Has a movie ever made you actually duck? In U2 3D, art and imagination team up with one of the world's most prolific rock bands in a stunning, 85-minute, three-dimensional concert film in which moviegoers are taken on a multi-sensory journey-within arm's reach of Bono, The Edge, Adam Clayton, and Larry Mullen Jr.
Shot on the last leg of the Vertigo tour in South America, U2 3D is the first-ever, live-action movie entirely captured and edited using newly developed digital 3D processes. That means Clayton's driving bass not only powers most of the tracks, but also causes some in the movie audience to duck as his guitar neck comes off the screen.
Co-directed by longtime U2 associates Catherine Owens and Mark Pellington, the film weaves together footage from seven of the band's sold-out arena performances from Mexico, Brazil, Chile, and Argentina. Concert arenas are not typically family-friendly environments, but the movie's G rating may have Gen Xers taking their children to local theaters, exposing them to the legendary band.

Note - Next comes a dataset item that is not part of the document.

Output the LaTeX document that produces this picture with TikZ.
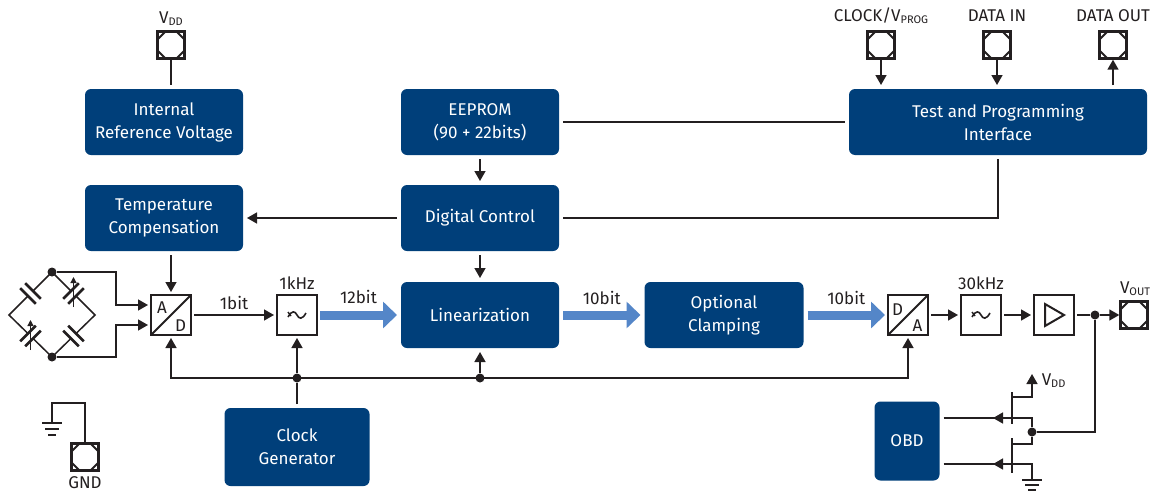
\documentclass[tikz,border=0pt]{standalone}
\usepackage{fontspec}
\setmainfont{Fira Sans}
\usetikzlibrary{arrows.meta,calc}
\definecolor{ifxblue}{RGB}{0,63,122}
\definecolor{busblue}{RGB}{84,134,200}
\definecolor{ink}{RGB}{35,31,32}
\newcommand{\lowidx}[1]{\raisebox{-2pt}{\fontsize{11}{11}\selectfont #1}}
\tikzset{
  blk/.style={fill=ifxblue, text=white, rounded corners=6pt, align=center,
    minimum width=158pt, minimum height=66pt, inner sep=0pt, outer sep=4pt,
    font=\fontsize{17}{23}\selectfont},
  conv/.style={draw, line width=2.2pt, fill=white, minimum size=40pt,
    inner sep=0pt, outer sep=3pt},
  adconv/.style={conv, path picture={\draw[line width=2pt]
    (path picture bounding box.south west) -- (path picture bounding box.north east);}},
  padbox/.style={draw, line width=2.4pt, fill=white, minimum size=27pt, inner sep=0pt,
    path picture={
      \foreach \c/\dx/\dy in {north west/1/-1, north east/-1/-1, south west/1/1, south east/-1/1}
        \draw[line width=2pt] ([xshift=\dx*8pt]path picture bounding box.\c)
          -- ([yshift=\dy*8pt]path picture bounding box.\c);}},
  junction/.style={circle, fill, inner sep=0pt, minimum size=9pt},
  arr/.style={-{Triangle[length=10pt,width=11pt]}},
  arrs/.style={{Triangle[length=10pt,width=11pt]}-{Triangle[length=10pt,width=11pt]}},
  fat/.style={busblue, line width=9pt, -{Triangle[length=14pt,width=26pt]}},
  lbl/.style={text=ink, inner sep=0pt, font=\fontsize{17}{19}\selectfont},
  capa/.pic={
    \fill[white] (-4,-12) rectangle (4,12);
    \draw[line width=2.6pt] (-3.5,-11) -- (-3.5,11) (3.5,-11) -- (3.5,11);},
  lpsym/.pic={
    \draw[line width=1.6pt] (-9,2) .. controls (-5,-5) and (-2,-4) .. (0,0)
      .. controls (2,4) and (5,5) .. (9,-2);
    \draw[line width=1.4pt] (-9,-3) -- (-6,1);},
  ampsym/.pic={
    \draw[line width=2pt, line join=miter] (-9,-11) -- (10,0) -- (-9,11) -- cycle;},
}
\begin{document}
\begin{tikzpicture}[x=1pt, y=-1pt, line width=1.5pt, color=ink]
\useasboundingbox (0,0) rectangle (1158,493);
% blocks
\node[blk] (irv) at (164,122) {Internal\\Reference Voltage};
\node[blk] (ee) at (480,122) {EEPROM\\(90 + 22bits)};
\node[blk, minimum width=298pt] (tpi) at (998,122) {Test and Programming\\Interface};
\node[blk] (tc) at (164,218) {Temperature\\Compensation};
\node[blk] (dc) at (480,218) {Digital Control};
\node[blk] (lin) at (480,315) {Linearization};
\node[blk, minimum width=159pt] (clamp) at (724,315) {Optional\\Clamping};
\node[blk, minimum width=145pt, minimum height=78pt] (cg) at (297,447) {Clock\\Generator};
\node[blk, minimum width=65pt, minimum height=79pt] (obd) at (907,441) {OBD};
% signal chain
\node[adconv] (ad) at (171,315) {};
\node[conv] (lpfa) at (297,315) {};
\node[adconv] (da) at (908,315) {};
\node[conv] (lpfb) at (981,315) {};
\node[conv] (amp) at (1054,315) {};
\pic at (lpfa) {lpsym};
\pic at (lpfb) {lpsym};
\pic at (amp) {ampsym};
\node[lbl, anchor=base] at (162,313) {A};
\node[lbl, anchor=base] at (180.5,331) {D};
\node[lbl, anchor=base] at (897.5,315) {D};
\node[lbl, anchor=base] at (917.5,331) {A};
\node[lbl, anchor=base] at (297,289) {1kHz};
\node[lbl, anchor=base] at (981,289) {30kHz};
% pads
\node[padbox] (vddp) at (171,45) {};
\node[padbox] (clkp) at (881,45) {};
\node[padbox] (dinp) at (997,45) {};
\node[padbox] (doutp) at (1113,45) {};
\node[padbox] (voutp) at (1134,315) {};
\node[padbox] (gndp) at (85,457) {};
\node[lbl, anchor=base] at (171,23) {V\lowidx{DD}};
\node[lbl, anchor=base] at (881,21) {CLOCK/V\lowidx{PROG}};
\node[lbl, anchor=base] at (997,21) {DATA IN};
\node[lbl, anchor=base] at (1113,21) {DATA OUT};
\node[lbl, anchor=base] at (1135,293) {V\lowidx{OUT}};
\node[lbl, anchor=base] at (85,488) {GND};
% sensor bridge
\coordinate (btop) at (52,272);
\coordinate (bright) at (95,315);
\coordinate (bbot) at (52,357);
\coordinate (bleft) at (9,315);
\draw (bleft) -- (btop) -- (bright) -- (bbot) -- cycle;
\pic[rotate=45] at ($(bleft)!0.5!(btop)$) {capa};
\pic[rotate=-45] at ($(btop)!0.5!(bright)$) {capa};
\pic[rotate=45] at ($(bbot)!0.5!(bright)$) {capa};
\pic[rotate=-45] at ($(bleft)!0.5!(bbot)$) {capa};
\draw[line width=1.3pt, -{Triangle[length=6pt,width=6pt]}] (73.5,307) -- (73.5,277);
\draw[line width=1.3pt, -{Triangle[length=6pt,width=6pt]}] (30.5,350) -- (30.5,320);
\node[junction] (jtop) at (btop) {};
\node[junction] (jbot) at (bbot) {};
\draw[arr] (jtop) -- (116,272) |- ([yshift=10pt]ad.west);
\draw[arr] (jbot) -- (116,357) |- ([yshift=-10pt]ad.west);
% control connections
\draw (vddp) -- (vddp |- irv.north);
\draw[arr] (clkp) -- (clkp |- tpi.north);
\draw[arr] (dinp) -- (dinp |- tpi.north);
\draw[arr] (doutp |- tpi.north) -- (doutp);
\draw (ee) -- (tpi);
\draw (dc) -| (tpi);
\draw[arr] (ee) -- (dc);
\draw[arr] (dc) -- (tc);
\draw[arr] (dc) -- (lin);
\draw[arr] (tc.south -| ad) -- (ad);
% data path
\draw[arr] (ad) -- node[lbl, anchor=base, yshift=6pt] {1bit} (lpfa);
\draw[fat] (lpfa) -- node[lbl, anchor=base, yshift=12pt] {12bit} (lin);
\draw[fat] (lin) -- node[lbl, anchor=base, yshift=11pt] {10bit} (clamp);
\draw[fat] (clamp) -- node[lbl, anchor=base, yshift=11pt] {10bit} (da);
\draw[arr] (da) -- (lpfb);
\draw[arr] (lpfb) -- (amp);
\node[junction] (odot) at (1095,315) {};
\draw (amp) -- (odot);
\draw[arr] (odot) -- (voutp);
% clock bus
\coordinate (busl) at (171,378);
\coordinate (busr) at (908,378);
\node[junction] (jclk) at (297,378) {};
\node[junction] (jlin) at (480,378) {};
\draw[arrs] (ad) -- (busl) -- (busr) -- (da);
\draw[arr] (jclk) -- (lpfa);
\draw[arr] (jlin) -- (lin);
\draw (cg) -- (jclk);
% output driver
\node[junction] (jout) at (1032,432) {};
\draw[line width=2pt] (1012,392) -- (1012,424);
\draw[line width=2pt] (1012,438) -- (1012,473);
\draw[arr] (1012,397) -- (1032,397) -- (1032,374);
\node[lbl, anchor=base west] at (1041,385) {V\lowidx{DD}};
\draw ([yshift=23pt]obd.east) -- (1032,418) -- (jout);
\draw ([yshift=-23pt]obd.east) -- (1032,464) -- (1032,480);
\draw (1012,444) -- (1032,444) -- (jout);
\draw[arr] (1012,418) -- (993,418);
\draw[arr] (1012,464) -- (993,464);
\draw (1022,480) -- (1042,480) (1025,485) -- (1039,485) (1028,490) -- (1036,490);
\draw (jout) -- (1095,432) -- (odot);
% ground pad
\draw (gndp) -- (85,403) -- (52,403) -- (52,423);
\draw (42,423) -- (62,423) (45,429) -- (59,429) (48,435) -- (56,435);
\end{tikzpicture}
\end{document}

During "Vertigo," the first track, Mullen's drumming takes on new depth as the overhead camera captures the sheer force and strength required to form the song's foundation. The Edge's ethereal guitar riffs fill the theater throughout "Where the Streets Have No Name" and "Pride (In the Name of Love)." In the middle of "Miss Sarajevo," a tribute to the war-torn Balkans, Bono performs a lyric originally recorded by the late Luciano Pavarotti with haunting precision.
U2's greatest hits have never looked or sounded so good.